The greatest tragedy would be missing God's comfort—His sweet embrace of encouragement—without even knowing what we're missing.
The Psalms show a rollercoaster of emotions: highs of praise ("You'll never leave me!") followed by lows ("You've abandoned me!"). Yet God, never truly absent, allows us to feel His distance so His presence becomes sweeter. He ordains hard situations so we experience His comfort fully. It feels good—it's a privilege. Without pain, we couldn't grasp its full weight.
It's better to endure God-decreed pain to feel His comfort than to avoid pain altogether. We are ruined by sin, incapable of handling troubles rightly on our own. God teaches us to depend not on ourselves, but on Him.
Comfort Causes Christian Confidence
1. The Frequency of God's Comfort
The frequency of Christian comfort builds confidence. How often does God comfort His people? Every time. He is the "God of all comfort" who "comforts us in all our affliction." No degree or frequency of difficulty is excluded—every affliction qualifies.
To comfort (Greek parakletos, like the Holy Spirit) means to be present beside someone, holding them up—like helping someone walk on a sprained ankle. It encourages, builds up, changes our attitude and ability to endure, even if circumstances persist.
What counts as affliction? Bad test grades, a rough day—not just martyrdom or poverty. No situation is too small. God doesn't rank sufferings hierarchically; He decreed them all. We shouldn't complain or dismiss our pain by comparison—God comforts in every case.
What if we don't feel comforted, even in deep loss? Feelings aside, Scripture promises He does comfort us. The question isn't if, but how.
How God Comforts Us
One explicit way: so we can comfort others "in any affliction" with the comfort we've received. God uses His people as instruments. Have you isolated from fellowship? Are you using God's comfort to encourage others—changing their atmosphere, helping them endure?
Comfort isn't specialized training; it's God's presence shared.

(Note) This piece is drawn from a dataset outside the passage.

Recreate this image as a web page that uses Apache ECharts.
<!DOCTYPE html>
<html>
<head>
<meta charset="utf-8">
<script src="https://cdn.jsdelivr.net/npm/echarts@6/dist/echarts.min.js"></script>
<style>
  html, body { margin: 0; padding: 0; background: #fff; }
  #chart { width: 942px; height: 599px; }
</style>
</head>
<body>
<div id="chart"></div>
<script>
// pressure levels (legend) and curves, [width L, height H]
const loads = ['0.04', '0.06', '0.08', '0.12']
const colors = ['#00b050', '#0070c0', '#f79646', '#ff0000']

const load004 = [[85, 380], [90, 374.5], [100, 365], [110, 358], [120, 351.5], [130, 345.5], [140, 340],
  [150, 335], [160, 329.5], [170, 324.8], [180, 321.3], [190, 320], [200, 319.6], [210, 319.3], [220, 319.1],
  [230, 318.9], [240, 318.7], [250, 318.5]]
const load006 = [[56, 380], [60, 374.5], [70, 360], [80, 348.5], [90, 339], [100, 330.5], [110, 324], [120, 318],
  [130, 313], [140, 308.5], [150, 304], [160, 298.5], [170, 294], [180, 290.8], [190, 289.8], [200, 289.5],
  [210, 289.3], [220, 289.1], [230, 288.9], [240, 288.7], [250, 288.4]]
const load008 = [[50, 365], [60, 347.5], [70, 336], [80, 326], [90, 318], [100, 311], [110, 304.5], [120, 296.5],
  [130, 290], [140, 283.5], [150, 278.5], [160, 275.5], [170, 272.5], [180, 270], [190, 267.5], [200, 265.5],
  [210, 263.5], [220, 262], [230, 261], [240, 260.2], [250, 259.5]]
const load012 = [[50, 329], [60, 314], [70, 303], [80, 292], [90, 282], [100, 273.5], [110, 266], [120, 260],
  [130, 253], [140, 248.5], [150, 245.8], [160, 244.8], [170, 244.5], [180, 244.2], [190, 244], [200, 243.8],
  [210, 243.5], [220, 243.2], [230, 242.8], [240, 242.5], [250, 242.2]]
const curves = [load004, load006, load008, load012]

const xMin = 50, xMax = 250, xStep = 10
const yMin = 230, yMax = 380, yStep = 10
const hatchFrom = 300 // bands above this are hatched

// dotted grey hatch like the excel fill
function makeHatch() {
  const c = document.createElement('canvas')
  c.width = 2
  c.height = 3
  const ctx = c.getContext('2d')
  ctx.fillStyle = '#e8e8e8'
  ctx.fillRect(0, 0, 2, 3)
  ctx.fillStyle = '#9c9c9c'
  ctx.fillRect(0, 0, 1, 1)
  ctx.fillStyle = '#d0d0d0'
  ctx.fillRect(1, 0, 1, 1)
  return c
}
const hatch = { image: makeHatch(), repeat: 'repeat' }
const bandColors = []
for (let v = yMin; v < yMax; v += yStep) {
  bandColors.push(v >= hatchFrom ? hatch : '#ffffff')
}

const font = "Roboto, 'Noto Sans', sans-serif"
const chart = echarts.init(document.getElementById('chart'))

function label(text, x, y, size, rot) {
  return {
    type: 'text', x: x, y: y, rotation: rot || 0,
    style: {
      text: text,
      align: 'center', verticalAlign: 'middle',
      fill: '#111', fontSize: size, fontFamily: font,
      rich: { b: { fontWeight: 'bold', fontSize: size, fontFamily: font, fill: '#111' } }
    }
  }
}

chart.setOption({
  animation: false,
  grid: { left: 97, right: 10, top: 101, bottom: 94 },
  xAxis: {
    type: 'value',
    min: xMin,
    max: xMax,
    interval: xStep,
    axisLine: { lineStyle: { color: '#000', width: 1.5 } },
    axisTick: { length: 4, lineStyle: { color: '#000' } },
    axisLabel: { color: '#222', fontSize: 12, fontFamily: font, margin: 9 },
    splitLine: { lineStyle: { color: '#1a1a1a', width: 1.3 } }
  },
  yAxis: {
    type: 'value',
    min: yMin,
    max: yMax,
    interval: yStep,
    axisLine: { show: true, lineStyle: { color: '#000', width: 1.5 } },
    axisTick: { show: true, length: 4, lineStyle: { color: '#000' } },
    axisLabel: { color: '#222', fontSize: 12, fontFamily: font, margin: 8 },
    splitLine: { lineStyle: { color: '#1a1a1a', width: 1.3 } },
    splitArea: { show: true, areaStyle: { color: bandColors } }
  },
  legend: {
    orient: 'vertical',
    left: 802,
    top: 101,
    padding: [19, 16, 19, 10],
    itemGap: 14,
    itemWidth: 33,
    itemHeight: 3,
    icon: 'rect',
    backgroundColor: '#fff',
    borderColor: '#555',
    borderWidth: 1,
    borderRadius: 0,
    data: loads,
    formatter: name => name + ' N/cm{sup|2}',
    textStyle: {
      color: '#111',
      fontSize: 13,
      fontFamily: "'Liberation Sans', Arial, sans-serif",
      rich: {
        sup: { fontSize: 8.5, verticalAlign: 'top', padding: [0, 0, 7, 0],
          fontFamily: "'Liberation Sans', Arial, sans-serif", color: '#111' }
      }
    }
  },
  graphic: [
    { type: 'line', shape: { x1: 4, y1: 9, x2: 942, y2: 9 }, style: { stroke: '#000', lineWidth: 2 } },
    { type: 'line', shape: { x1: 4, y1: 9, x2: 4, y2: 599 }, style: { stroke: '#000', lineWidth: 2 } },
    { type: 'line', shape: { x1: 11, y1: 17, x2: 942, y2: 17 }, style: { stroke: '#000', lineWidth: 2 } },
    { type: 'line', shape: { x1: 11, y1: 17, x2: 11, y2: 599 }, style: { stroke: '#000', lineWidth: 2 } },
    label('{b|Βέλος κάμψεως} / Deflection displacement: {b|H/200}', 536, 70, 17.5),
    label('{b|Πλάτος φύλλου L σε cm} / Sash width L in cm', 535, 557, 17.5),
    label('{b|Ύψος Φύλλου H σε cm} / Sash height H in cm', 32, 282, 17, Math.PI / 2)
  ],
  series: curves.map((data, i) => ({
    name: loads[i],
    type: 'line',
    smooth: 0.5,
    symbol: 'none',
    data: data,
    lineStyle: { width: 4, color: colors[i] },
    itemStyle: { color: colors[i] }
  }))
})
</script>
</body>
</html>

You don't need to be "equipped" or a pastor—the Holy Spirit in you suffices. It equips you because you've received comfort yourself. No need to match exact afflictions; any comfort from God qualifies for any need.
Other ways: Run to Scripture, where God has spoken on sin, suffering, and life. Or recognize we might refuse comfort—focusing on trouble like Peter on the waves, ignoring Christ's presence.

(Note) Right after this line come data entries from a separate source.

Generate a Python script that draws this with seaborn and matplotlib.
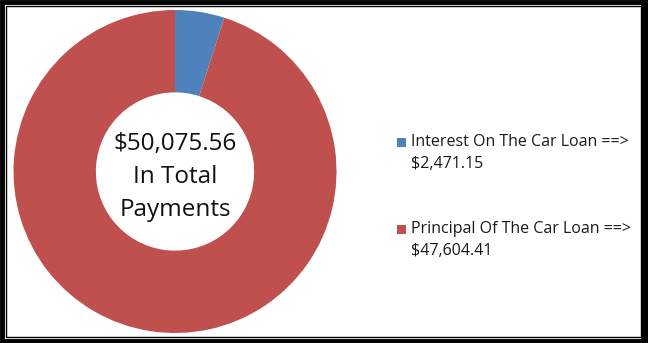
import matplotlib
matplotlib.use("Agg")
import matplotlib.pyplot as plt
import seaborn as sns
from matplotlib.patches import Rectangle

categories = ["Interest On The Car Loan", "Principal Of The Car Loan"]
amounts = [2471.15, 47604.41]
colors = ["#4F81BD", "#C0504D"]
total_label = ["$50,075.56", "In Total", "Payments"]

sns.set_theme(style="white")
plt.rcParams['font.family'] = ['Open Sans', 'DejaVu Sans']

W, H = 648, 343
fig = plt.figure(figsize=(W / 100, H / 100), dpi=100)

cx, cy, r = 175, 171.5, 161.5
ax = fig.add_axes([(cx - r) / W, (H - cy - r) / H, 2 * r / W, 2 * r / H])
wedges, _ = ax.pie(amounts, colors=colors, startangle=90, counterclock=False,
                   radius=1, wedgeprops=dict(width=0.51, edgecolor="none"))
ax.set_xlim(-1, 1)
ax.set_ylim(-1, 1)
ax.set_aspect("equal")
ax.axis("off")
ax.text(0, -0.035, "\n".join(total_label), ha="center", va="center",
        fontsize=17.5, linespacing=1.5, color="#111111")

# legend (drawn manually so the marker sits on the first line)
rows_y = [142, 229]
for cat, val, col, y in zip(categories, amounts, colors, rows_y):
    fig.patches.append(Rectangle((397 / W, 1 - (y + 5) / H), 9 / W, 9 / H,
                                 transform=fig.transFigure, facecolor=col, edgecolor="none"))
    fig.text(411 / W, 1 - y / H, f"{cat} ==>", ha="left", va="center",
             fontsize=11.5, color="#1a1a1a")
    fig.text(411 / W, 1 - (y + 22) / H, f"${val:,.2f}", ha="left", va="center",
             fontsize=11.5, color="#1a1a1a")

# frame
fig.patches.append(Rectangle((1.5 / W, 2 / H), (W - 6) / W, (H - 4) / H, transform=fig.transFigure,
                             fill=False, edgecolor="black", linewidth=3.5))
fig.patches.append(Rectangle((5.5 / W, 6 / H), (W - 13) / W, (H - 12) / H, transform=fig.transFigure,
                             fill=False, edgecolor="black", linewidth=1))
fig.patches.append(Rectangle((641 / W, 0), 7 / W, 1, transform=fig.transFigure,
                             fill=True, facecolor="black", edgecolor="none"))

fig.savefig("out.png", dpi=100)
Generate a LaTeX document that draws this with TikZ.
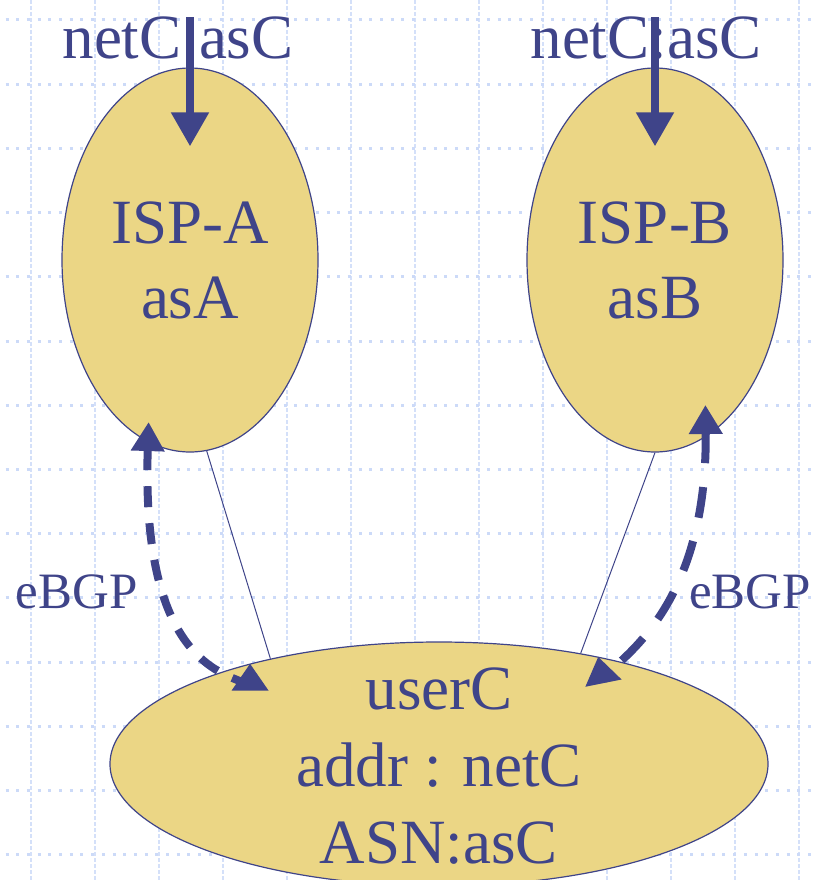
\documentclass[tikz,border=0pt]{standalone}
\usepackage{fontspec}
\setmainfont{Liberation Serif}
\usepackage{xcolor}
\usetikzlibrary{arrows.meta, calc, shapes.geometric}

\definecolor{ink}{HTML}{3F4489}
\definecolor{sand}{HTML}{EBD685}
\definecolor{gridblue}{HTML}{CCDAF8}

\begin{document}
\begin{tikzpicture}[
    x=1pt, y=1pt,
    font=\fontsize{63}{75}\selectfont,
    as/.style={ellipse, draw=ink, line width=1.2pt, fill=sand,
        inner sep=0pt, text=ink, align=center},
    tag/.style={text=ink, inner sep=0pt},
    feed/.style={-{Triangle[length=34pt,width=36pt]}, line width=8pt, ink},
    link/.style={line width=1pt, ink},
    peer/.style={{Triangle[length=29pt,width=32pt]}-{Triangle[length=27pt,width=35pt]},
        line width=8pt, ink},
    gridh/.style={gridblue, line width=3pt, dash pattern=on 3pt off 7.7pt},
    gridv/.style={gridblue!85, line width=2pt, dash pattern=on 4pt off 2pt},
]
\useasboundingbox (0,0) rectangle (816,-880);
%% dotted background grid
\foreach \gx in {0,...,12}
    \draw[gridv] (31+64*\gx,0) -- (31+64*\gx,-880);
\foreach \gy in {0,...,13}
    \draw[gridh] (5.5,-20-64.2*\gy) -- (816,-20-64.2*\gy);
%% autonomous systems
\node[as, minimum width=256pt, minimum height=384pt] (ispA) at (190,-260) {ISP-A\\asA};
\node[as, minimum width=256pt, minimum height=384pt] (ispB) at (655,-260) {ISP-B\\asB};
\node[as, minimum width=658pt, minimum height=244pt] (userC) at (439,-764) {};
\node[tag, align=center, font=\fontsize{63}{77}\selectfont] (userCtxt) at (439,-766)
    {userC\\addr : netC\\ASN:asC};
%% announced prefix
\node[tag, anchor=base] (netA) at (178,-59) {netC:asC};
\node[tag, anchor=base] (netB) at (646,-59) {netC:asC};
\draw[feed] (ispA.center |- netA.north) -- ([yshift=-79pt]ispA.north);
\draw[feed] (ispB.center |- netB.north) -- ([yshift=-79pt]ispB.north);
%% physical links
\draw[link] (ispA.-85) -- (userC.148);
\draw[link] (ispB.-90) -- (userC.38.5);
%% eBGP sessions
\draw[peer, dash pattern=on 21pt off 16pt, shorten <=-20pt]
    (ispA.-103) .. controls +(-8,-250) and +(0,-8) .. (userC.152.5);
\draw[peer, dash pattern=on 31pt off 24pt, shorten <=-32pt]
    (ispB.-74.5) .. controls +(2,-190) and +(2,-10) .. (userC.34.7);
\node[tag, anchor=base east, font=\fontsize{51}{60}\selectfont] (bgpA) at (138,-608) {eBGP};
\node[tag, anchor=base west, font=\fontsize{51}{60}\selectfont] (bgpB) at (689,-608) {eBGP};
\end{tikzpicture}
\end{document}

We can even receive God's grace "in vain"—letting it slip through like water through spread fingers, or seed on bad soil. In adversity, we turn to sin (drunkenness, fornication, entertainment) for relief, distracting from God's comfort. Refocus: He comforts always.
Christians comfort through presence, accountability, and the Spirit. Even if faithless, God remains faithful. His comfort is life-sustaining—the difference between enduring hellish circumstances with quality of life or despair.